■ Set exercise ■
Without including any images, repeat the data exactly.

■ Recorded information ■
- - -
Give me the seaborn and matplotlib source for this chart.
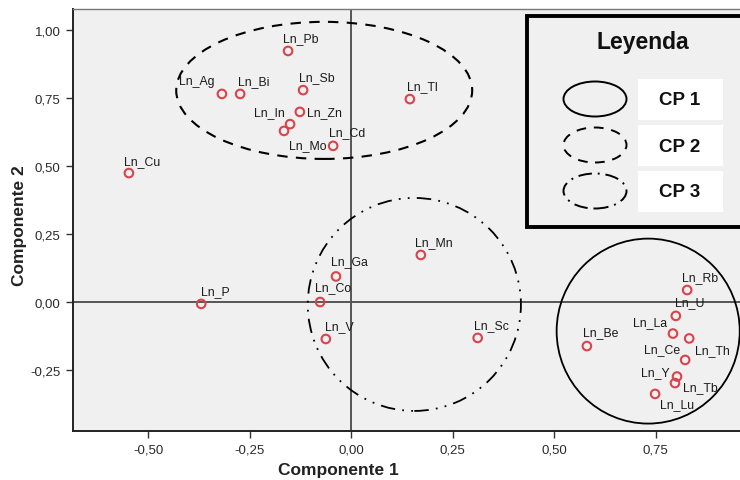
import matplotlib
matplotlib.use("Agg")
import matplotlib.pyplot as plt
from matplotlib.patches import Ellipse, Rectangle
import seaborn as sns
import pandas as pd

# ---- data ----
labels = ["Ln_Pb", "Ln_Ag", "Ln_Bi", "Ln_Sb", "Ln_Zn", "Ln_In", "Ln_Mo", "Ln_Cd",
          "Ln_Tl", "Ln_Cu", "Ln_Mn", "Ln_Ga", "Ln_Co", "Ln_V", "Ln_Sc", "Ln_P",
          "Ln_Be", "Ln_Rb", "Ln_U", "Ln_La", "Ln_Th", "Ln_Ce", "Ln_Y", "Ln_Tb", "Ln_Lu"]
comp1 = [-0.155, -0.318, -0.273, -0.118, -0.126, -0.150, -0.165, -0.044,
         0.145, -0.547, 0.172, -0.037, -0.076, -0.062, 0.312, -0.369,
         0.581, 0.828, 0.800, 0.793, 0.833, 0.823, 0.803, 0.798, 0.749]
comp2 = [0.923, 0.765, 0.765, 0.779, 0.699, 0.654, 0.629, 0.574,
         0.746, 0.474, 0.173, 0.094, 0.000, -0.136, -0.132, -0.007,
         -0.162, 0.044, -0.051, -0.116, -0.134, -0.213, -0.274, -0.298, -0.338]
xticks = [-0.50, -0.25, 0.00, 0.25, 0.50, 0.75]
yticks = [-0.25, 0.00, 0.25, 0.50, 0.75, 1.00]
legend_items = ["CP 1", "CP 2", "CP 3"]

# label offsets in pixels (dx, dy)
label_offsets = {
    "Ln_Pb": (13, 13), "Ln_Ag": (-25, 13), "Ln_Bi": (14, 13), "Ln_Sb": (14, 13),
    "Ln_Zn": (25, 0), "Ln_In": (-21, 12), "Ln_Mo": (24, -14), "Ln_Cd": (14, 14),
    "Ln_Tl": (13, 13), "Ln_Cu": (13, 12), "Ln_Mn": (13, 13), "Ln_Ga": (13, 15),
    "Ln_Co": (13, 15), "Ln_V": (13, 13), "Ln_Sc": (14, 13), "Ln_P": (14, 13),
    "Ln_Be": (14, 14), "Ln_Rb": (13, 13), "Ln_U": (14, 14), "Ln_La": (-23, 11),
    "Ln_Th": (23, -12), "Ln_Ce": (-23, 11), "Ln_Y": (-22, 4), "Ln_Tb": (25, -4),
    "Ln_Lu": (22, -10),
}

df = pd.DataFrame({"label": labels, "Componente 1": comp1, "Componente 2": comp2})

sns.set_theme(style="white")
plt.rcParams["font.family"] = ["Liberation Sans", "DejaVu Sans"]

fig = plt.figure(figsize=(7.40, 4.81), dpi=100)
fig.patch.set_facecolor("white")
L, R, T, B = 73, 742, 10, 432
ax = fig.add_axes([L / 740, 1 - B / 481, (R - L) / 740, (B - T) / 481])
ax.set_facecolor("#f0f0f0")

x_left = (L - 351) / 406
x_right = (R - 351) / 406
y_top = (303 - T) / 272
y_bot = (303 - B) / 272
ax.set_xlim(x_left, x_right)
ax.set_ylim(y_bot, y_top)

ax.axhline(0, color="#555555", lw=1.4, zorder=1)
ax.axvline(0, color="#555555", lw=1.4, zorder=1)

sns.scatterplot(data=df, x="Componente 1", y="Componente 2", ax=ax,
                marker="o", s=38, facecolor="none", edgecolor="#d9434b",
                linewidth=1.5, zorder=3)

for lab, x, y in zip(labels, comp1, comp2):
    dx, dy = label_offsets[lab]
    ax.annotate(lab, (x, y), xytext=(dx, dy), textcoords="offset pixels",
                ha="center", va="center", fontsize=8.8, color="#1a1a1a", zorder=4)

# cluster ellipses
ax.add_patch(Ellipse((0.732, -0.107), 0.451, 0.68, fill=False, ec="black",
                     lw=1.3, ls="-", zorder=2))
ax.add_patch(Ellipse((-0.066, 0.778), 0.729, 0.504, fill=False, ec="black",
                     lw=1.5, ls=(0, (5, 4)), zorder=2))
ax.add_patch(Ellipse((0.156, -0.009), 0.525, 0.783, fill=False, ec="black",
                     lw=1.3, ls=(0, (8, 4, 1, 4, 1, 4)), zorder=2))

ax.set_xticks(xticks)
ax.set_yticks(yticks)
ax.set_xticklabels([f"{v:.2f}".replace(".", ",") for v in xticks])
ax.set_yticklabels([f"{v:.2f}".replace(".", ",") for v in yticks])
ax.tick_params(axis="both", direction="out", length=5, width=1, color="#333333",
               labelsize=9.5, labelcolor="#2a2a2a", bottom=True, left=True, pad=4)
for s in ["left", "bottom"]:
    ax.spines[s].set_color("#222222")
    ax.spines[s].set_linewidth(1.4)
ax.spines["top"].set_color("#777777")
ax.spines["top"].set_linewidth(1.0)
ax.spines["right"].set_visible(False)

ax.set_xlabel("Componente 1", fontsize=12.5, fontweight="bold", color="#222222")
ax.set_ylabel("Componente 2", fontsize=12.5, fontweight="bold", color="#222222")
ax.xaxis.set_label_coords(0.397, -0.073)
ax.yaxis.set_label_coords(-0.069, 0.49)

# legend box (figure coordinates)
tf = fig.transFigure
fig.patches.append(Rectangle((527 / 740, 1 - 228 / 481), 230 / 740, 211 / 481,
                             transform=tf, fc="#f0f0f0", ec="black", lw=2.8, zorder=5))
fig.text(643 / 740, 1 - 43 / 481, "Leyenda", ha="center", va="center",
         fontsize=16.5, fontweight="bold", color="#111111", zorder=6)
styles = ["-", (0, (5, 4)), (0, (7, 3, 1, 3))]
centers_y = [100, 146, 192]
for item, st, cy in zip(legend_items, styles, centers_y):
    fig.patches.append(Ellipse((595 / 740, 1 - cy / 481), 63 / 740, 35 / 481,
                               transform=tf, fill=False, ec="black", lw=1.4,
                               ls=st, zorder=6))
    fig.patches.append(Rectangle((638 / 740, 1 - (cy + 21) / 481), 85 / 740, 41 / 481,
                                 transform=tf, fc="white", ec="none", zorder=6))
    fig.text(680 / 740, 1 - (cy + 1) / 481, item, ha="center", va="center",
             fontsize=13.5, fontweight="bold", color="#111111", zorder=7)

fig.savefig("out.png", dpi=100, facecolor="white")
- - -
■ Solution for this task ■
Give me the seaborn and matplotlib source for this chart.
import matplotlib
matplotlib.use("Agg")
import matplotlib.pyplot as plt
from matplotlib.patches import Ellipse, Rectangle
import seaborn as sns
import pandas as pd

# ---- data ----
labels = ["Ln_Pb", "Ln_Ag", "Ln_Bi", "Ln_Sb", "Ln_Zn", "Ln_In", "Ln_Mo", "Ln_Cd",
          "Ln_Tl", "Ln_Cu", "Ln_Mn", "Ln_Ga", "Ln_Co", "Ln_V", "Ln_Sc", "Ln_P",
          "Ln_Be", "Ln_Rb", "Ln_U", "Ln_La", "Ln_Th", "Ln_Ce", "Ln_Y", "Ln_Tb", "Ln_Lu"]
comp1 = [-0.155, -0.318, -0.273, -0.118, -0.126, -0.150, -0.165, -0.044,
         0.145, -0.547, 0.172, -0.037, -0.076, -0.062, 0.312, -0.369,
         0.581, 0.828, 0.800, 0.793, 0.833, 0.823, 0.803, 0.798, 0.749]
comp2 = [0.923, 0.765, 0.765, 0.779, 0.699, 0.654, 0.629, 0.574,
         0.746, 0.474, 0.173, 0.094, 0.000, -0.136, -0.132, -0.007,
         -0.162, 0.044, -0.051, -0.116, -0.134, -0.213, -0.274, -0.298, -0.338]
xticks = [-0.50, -0.25, 0.00, 0.25, 0.50, 0.75]
yticks = [-0.25, 0.00, 0.25, 0.50, 0.75, 1.00]
legend_items = ["CP 1", "CP 2", "CP 3"]

# label offsets in pixels (dx, dy)
label_offsets = {
    "Ln_Pb": (13, 13), "Ln_Ag": (-25, 13), "Ln_Bi": (14, 13), "Ln_Sb": (14, 13),
    "Ln_Zn": (25, 0), "Ln_In": (-21, 12), "Ln_Mo": (24, -14), "Ln_Cd": (14, 14),
    "Ln_Tl": (13, 13), "Ln_Cu": (13, 12), "Ln_Mn": (13, 13), "Ln_Ga": (13, 15),
    "Ln_Co": (13, 15), "Ln_V": (13, 13), "Ln_Sc": (14, 13), "Ln_P": (14, 13),
    "Ln_Be": (14, 14), "Ln_Rb": (13, 13), "Ln_U": (14, 14), "Ln_La": (-23, 11),
    "Ln_Th": (23, -12), "Ln_Ce": (-23, 11), "Ln_Y": (-22, 4), "Ln_Tb": (25, -4),
    "Ln_Lu": (22, -10),
}

df = pd.DataFrame({"label": labels, "Componente 1": comp1, "Componente 2": comp2})

sns.set_theme(style="white")
plt.rcParams["font.family"] = ["Liberation Sans", "DejaVu Sans"]

fig = plt.figure(figsize=(7.40, 4.81), dpi=100)
fig.patch.set_facecolor("white")
L, R, T, B = 73, 742, 10, 432
ax = fig.add_axes([L / 740, 1 - B / 481, (R - L) / 740, (B - T) / 481])
ax.set_facecolor("#f0f0f0")

x_left = (L - 351) / 406
x_right = (R - 351) / 406
y_top = (303 - T) / 272
y_bot = (303 - B) / 272
ax.set_xlim(x_left, x_right)
ax.set_ylim(y_bot, y_top)

ax.axhline(0, color="#555555", lw=1.4, zorder=1)
ax.axvline(0, color="#555555", lw=1.4, zorder=1)

sns.scatterplot(data=df, x="Componente 1", y="Componente 2", ax=ax,
                marker="o", s=38, facecolor="none", edgecolor="#d9434b",
                linewidth=1.5, zorder=3)

for lab, x, y in zip(labels, comp1, comp2):
    dx, dy = label_offsets[lab]
    ax.annotate(lab, (x, y), xytext=(dx, dy), textcoords="offset pixels",
                ha="center", va="center", fontsize=8.8, color="#1a1a1a", zorder=4)

# cluster ellipses
ax.add_patch(Ellipse((0.732, -0.107), 0.451, 0.68, fill=False, ec="black",
                     lw=1.3, ls="-", zorder=2))
ax.add_patch(Ellipse((-0.066, 0.778), 0.729, 0.504, fill=False, ec="black",
                     lw=1.5, ls=(0, (5, 4)), zorder=2))
ax.add_patch(Ellipse((0.156, -0.009), 0.525, 0.783, fill=False, ec="black",
                     lw=1.3, ls=(0, (8, 4, 1, 4, 1, 4)), zorder=2))

ax.set_xticks(xticks)
ax.set_yticks(yticks)
ax.set_xticklabels([f"{v:.2f}".replace(".", ",") for v in xticks])
ax.set_yticklabels([f"{v:.2f}".replace(".", ",") for v in yticks])
ax.tick_params(axis="both", direction="out", length=5, width=1, color="#333333",
               labelsize=9.5, labelcolor="#2a2a2a", bottom=True, left=True, pad=4)
for s in ["left", "bottom"]:
    ax.spines[s].set_color("#222222")
    ax.spines[s].set_linewidth(1.4)
ax.spines["top"].set_color("#777777")
ax.spines["top"].set_linewidth(1.0)
ax.spines["right"].set_visible(False)

ax.set_xlabel("Componente 1", fontsize=12.5, fontweight="bold", color="#222222")
ax.set_ylabel("Componente 2", fontsize=12.5, fontweight="bold", color="#222222")
ax.xaxis.set_label_coords(0.397, -0.073)
ax.yaxis.set_label_coords(-0.069, 0.49)

# legend box (figure coordinates)
tf = fig.transFigure
fig.patches.append(Rectangle((527 / 740, 1 - 228 / 481), 230 / 740, 211 / 481,
                             transform=tf, fc="#f0f0f0", ec="black", lw=2.8, zorder=5))
fig.text(643 / 740, 1 - 43 / 481, "Leyenda", ha="center", va="center",
         fontsize=16.5, fontweight="bold", color="#111111", zorder=6)
styles = ["-", (0, (5, 4)), (0, (7, 3, 1, 3))]
centers_y = [100, 146, 192]
for item, st, cy in zip(legend_items, styles, centers_y):
    fig.patches.append(Ellipse((595 / 740, 1 - cy / 481), 63 / 740, 35 / 481,
                               transform=tf, fill=False, ec="black", lw=1.4,
                               ls=st, zorder=6))
    fig.patches.append(Rectangle((638 / 740, 1 - (cy + 21) / 481), 85 / 740, 41 / 481,
                                 transform=tf, fc="white", ec="none", zorder=6))
    fig.text(680 / 740, 1 - (cy + 1) / 481, item, ha="center", va="center",
             fontsize=13.5, fontweight="bold", color="#111111", zorder=7)

fig.savefig("out.png", dpi=100, facecolor="white")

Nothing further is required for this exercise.